The White House announced today that a small number of U.S. special operations forces will be sent to northern Syria to work with local troops in the fight against Islamic State militants. This will be the first time Americans will be deployed openly on the ground there. White House spokesman Josh Earnest said President Obama ordered the deployment of fewer than 50 commandos to help coalition forces coordinate with local troops. Saying the troops would train, advise and assist local forces, Earnest insisted their role should not be described as a “combat mission,” reports the Toledo Blade on Friday. Obama has steadfastly said he would not put U.S. boots on the ground in Syria. The addition of special operations forces marks a shift from that commitment.
Stating the U.S. was overhauling its strategy in Iraq and Syria and would conduct unilateral ground raids if needed to target Islamic State militants, Defense Secretary Ash Carter hinted at the possible changes earlier this week. The U.S. has done special operations raids in Syria, and it participated in a ground operation to rescue hostages last week in northern Iraq that resulted in the first U.S. combat death in that country since 2011. The U.S. will also be sending additional aircraft, including F-15 fighters and A-10s, to the Incirlik air base in Turkey, likely repositioning them from other spots in the region.
According to NBC News, Earnest called the additional forces an “expansion” but not a “change” in U.S. strategy against ISIS. He was unable to detail what the special operators will do, citing security concerns. Which is unusual because this administration has a bad habit of telling everything. Ernest also didn’t deny the suggestion that the increase in forces would not turn the situation around in Syria
The Obama administration has been trying to figure out how to better equip moderate Syrian forces to step up their fight against ISIS, especially since Russia has been doing the heavy lifting in the conflict with airstrikes. Rep. Mac Thornberry, chair of the House Armed Services Committee, said the expected announcement made clear the White House was feeling the pressure of a “failed policy” against ISIS.
“I’m concerned that the administration is trying to put in place limited measures — too late — that are not going to make a difference,” he told NBC News. “I don’t see a strategy towards accomplishing a goal, I see an effort to run out the clock without disaster.”
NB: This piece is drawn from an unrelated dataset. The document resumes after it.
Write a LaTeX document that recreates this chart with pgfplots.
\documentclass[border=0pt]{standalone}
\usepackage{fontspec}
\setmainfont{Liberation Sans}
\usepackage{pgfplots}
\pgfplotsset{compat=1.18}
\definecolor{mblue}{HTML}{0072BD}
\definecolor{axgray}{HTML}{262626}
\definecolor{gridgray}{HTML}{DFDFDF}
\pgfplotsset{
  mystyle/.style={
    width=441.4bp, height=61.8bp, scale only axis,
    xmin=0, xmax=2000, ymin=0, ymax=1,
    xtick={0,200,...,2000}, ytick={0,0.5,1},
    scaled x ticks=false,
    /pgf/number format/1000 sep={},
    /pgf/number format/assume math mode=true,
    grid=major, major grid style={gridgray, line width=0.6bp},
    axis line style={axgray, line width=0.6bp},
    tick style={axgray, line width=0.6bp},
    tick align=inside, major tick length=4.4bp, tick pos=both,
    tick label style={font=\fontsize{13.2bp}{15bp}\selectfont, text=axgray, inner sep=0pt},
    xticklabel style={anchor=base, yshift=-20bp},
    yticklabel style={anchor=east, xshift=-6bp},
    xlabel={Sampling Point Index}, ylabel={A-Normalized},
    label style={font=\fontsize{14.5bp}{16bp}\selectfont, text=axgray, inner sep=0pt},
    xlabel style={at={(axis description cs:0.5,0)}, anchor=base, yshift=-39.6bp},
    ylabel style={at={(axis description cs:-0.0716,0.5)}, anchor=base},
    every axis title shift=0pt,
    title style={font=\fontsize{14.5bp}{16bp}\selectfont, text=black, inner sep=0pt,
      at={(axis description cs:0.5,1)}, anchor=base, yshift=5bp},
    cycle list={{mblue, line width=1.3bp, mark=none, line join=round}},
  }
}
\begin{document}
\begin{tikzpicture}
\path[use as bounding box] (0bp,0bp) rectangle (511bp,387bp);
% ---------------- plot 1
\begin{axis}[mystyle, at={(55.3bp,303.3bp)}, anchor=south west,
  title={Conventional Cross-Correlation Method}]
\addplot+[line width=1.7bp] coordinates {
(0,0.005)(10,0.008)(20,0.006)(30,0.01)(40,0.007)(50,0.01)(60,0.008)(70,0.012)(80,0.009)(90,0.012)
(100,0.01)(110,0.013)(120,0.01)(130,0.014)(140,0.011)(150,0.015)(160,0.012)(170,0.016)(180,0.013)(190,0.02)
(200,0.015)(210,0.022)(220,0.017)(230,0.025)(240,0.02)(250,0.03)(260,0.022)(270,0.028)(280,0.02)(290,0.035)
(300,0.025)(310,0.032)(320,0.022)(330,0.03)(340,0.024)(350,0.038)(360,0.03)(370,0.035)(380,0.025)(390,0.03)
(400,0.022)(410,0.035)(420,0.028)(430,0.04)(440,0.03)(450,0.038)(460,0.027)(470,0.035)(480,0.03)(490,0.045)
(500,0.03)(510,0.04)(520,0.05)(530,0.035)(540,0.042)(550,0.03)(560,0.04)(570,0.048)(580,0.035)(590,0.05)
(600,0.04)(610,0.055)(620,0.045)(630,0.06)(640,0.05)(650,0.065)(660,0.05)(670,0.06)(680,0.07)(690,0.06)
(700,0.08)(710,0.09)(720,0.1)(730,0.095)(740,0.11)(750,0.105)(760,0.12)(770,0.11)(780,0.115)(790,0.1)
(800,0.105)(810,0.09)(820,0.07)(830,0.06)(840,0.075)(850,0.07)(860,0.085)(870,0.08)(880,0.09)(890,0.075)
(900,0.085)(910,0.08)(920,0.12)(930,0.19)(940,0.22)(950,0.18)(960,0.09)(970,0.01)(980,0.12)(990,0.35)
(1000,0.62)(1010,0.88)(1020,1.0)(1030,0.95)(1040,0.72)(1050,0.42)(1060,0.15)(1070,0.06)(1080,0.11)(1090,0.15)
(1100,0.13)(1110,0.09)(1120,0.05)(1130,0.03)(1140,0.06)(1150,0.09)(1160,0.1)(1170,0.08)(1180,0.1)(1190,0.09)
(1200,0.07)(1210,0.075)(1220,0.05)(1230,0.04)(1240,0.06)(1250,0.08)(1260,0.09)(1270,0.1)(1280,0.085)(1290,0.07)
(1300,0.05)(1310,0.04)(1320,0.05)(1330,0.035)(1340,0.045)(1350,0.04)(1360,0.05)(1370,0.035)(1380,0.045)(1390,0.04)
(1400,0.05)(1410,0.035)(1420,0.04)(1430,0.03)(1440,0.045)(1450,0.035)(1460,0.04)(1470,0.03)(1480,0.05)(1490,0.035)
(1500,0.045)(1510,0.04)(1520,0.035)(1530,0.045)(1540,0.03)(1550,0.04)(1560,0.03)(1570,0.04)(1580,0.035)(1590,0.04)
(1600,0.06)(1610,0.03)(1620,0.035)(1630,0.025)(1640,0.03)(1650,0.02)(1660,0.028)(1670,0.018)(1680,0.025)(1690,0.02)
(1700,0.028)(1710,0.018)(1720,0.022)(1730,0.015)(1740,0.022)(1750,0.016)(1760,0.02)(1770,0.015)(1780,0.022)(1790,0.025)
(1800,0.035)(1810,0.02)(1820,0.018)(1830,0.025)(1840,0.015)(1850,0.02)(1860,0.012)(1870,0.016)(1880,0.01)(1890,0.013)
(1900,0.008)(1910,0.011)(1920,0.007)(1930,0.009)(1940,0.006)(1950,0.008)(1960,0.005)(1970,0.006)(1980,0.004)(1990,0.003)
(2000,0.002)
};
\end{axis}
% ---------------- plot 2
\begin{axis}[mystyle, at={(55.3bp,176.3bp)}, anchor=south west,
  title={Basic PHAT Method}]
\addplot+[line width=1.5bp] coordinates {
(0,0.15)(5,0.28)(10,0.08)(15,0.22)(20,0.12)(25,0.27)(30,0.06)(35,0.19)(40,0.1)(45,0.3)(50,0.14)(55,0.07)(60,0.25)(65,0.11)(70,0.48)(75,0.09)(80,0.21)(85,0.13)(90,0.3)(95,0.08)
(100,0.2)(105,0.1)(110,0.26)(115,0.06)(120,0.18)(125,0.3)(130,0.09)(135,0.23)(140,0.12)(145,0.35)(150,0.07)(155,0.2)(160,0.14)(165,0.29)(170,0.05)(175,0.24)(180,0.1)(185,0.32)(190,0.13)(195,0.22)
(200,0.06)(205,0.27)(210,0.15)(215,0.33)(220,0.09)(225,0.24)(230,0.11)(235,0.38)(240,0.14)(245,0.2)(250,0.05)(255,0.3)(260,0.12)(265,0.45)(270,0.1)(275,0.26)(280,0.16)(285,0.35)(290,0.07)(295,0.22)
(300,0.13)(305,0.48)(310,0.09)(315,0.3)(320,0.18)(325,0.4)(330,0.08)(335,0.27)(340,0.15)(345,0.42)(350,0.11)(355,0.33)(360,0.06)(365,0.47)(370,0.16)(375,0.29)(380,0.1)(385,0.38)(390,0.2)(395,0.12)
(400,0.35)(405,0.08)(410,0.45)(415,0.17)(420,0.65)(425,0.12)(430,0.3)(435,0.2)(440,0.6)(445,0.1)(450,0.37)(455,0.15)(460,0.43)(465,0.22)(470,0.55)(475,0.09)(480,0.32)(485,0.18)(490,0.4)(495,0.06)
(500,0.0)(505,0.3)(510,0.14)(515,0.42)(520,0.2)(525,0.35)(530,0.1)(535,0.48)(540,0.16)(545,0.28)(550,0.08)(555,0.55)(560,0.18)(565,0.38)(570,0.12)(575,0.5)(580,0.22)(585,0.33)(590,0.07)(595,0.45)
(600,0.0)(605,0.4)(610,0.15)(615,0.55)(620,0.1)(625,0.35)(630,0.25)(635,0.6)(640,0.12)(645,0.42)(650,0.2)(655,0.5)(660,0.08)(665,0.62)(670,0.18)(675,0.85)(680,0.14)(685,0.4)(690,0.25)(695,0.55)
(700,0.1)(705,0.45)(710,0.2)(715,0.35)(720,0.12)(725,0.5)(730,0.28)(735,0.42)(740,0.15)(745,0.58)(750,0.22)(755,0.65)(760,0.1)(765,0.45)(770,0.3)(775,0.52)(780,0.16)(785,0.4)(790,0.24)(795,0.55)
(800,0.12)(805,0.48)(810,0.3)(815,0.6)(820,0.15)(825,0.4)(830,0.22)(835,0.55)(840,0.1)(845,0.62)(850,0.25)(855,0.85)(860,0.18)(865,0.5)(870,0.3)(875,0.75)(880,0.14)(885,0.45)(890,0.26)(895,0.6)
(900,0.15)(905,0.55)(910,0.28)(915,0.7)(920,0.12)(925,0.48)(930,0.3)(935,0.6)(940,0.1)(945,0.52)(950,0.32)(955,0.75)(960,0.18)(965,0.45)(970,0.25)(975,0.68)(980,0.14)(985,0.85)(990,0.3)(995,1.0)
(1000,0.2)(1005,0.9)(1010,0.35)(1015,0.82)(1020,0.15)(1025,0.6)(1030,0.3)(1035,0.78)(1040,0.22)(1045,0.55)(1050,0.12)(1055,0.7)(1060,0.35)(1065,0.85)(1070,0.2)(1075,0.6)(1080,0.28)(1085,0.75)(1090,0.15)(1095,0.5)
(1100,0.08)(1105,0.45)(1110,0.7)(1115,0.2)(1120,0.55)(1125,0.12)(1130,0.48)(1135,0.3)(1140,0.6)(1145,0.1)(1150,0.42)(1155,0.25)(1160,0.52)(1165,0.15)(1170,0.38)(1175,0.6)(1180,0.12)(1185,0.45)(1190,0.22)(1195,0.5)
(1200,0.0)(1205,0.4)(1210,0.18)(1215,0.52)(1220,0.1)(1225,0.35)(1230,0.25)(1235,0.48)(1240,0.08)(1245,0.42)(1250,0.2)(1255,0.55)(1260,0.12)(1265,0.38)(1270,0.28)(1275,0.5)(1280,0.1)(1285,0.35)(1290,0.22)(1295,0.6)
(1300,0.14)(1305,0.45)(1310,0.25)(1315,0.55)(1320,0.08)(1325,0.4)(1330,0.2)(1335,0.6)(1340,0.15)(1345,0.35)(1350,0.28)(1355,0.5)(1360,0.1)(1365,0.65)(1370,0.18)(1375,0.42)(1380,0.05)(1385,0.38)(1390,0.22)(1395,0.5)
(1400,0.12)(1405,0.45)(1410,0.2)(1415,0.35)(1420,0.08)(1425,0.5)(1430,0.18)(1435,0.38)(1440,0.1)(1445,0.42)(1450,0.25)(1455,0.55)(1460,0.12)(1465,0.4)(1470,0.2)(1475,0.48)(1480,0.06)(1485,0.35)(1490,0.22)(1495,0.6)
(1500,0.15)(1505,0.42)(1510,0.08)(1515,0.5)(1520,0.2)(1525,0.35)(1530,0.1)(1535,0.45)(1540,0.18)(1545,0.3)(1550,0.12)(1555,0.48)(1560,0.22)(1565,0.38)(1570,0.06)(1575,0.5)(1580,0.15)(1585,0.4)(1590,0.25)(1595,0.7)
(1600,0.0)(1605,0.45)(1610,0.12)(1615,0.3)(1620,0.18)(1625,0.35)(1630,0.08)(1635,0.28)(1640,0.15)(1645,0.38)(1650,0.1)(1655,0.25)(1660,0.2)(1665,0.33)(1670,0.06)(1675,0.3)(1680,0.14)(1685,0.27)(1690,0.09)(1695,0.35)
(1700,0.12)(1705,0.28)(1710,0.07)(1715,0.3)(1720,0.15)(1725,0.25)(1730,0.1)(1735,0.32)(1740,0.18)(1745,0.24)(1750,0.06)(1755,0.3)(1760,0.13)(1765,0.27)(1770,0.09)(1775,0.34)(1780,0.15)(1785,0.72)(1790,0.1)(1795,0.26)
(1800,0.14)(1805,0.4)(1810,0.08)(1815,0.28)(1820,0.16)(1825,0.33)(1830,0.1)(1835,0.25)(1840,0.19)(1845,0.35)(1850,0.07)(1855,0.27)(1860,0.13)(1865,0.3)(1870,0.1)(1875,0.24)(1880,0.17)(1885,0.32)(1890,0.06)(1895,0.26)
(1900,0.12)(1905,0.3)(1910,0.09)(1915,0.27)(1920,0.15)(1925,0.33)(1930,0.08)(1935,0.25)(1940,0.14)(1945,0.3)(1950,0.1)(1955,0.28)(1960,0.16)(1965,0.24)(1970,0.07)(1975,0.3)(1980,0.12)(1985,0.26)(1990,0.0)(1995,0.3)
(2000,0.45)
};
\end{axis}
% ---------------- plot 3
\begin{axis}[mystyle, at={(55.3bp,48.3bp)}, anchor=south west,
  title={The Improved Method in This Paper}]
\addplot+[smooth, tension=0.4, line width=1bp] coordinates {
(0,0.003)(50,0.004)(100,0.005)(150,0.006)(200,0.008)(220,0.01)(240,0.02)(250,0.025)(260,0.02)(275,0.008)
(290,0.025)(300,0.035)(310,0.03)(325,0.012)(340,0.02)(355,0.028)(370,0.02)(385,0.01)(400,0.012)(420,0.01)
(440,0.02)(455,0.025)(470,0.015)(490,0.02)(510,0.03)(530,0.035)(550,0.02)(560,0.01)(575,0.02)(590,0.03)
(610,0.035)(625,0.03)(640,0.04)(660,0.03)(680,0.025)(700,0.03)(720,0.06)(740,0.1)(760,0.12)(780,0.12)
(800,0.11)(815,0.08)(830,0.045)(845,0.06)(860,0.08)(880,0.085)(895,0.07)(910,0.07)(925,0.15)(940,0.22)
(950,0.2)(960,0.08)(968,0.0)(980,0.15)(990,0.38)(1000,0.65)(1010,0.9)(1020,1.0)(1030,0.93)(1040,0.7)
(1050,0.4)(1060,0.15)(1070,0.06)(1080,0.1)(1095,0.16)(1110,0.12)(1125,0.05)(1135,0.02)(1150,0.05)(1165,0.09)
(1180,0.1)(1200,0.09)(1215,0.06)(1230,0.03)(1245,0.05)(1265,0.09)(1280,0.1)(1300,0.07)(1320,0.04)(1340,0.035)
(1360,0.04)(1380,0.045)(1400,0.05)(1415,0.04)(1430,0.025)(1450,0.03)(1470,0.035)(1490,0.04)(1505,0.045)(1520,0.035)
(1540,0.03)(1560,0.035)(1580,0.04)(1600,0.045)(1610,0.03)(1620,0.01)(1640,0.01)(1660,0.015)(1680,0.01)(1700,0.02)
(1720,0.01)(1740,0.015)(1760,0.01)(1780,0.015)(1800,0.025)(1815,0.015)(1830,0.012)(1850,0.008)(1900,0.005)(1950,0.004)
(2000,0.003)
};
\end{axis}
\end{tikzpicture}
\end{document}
While this is being called a training and advisement mission by the White House, Defense Secretary Ash Carter referred to a U.S.-backed raid to free ISIS hostages that cost the life of a Delta Force commando, as “combat.” Carter also warned the Senate Armed Services Committee to expect more such raids. And that the Pentagon would be stepping up attacks against ISIS — including through “direct action on the ground” in Iraq and Syria. Given repeated assurances from Obama that U.S. troops in the region would not engage in combat, Carter’s remarks immediately raised eyebrows.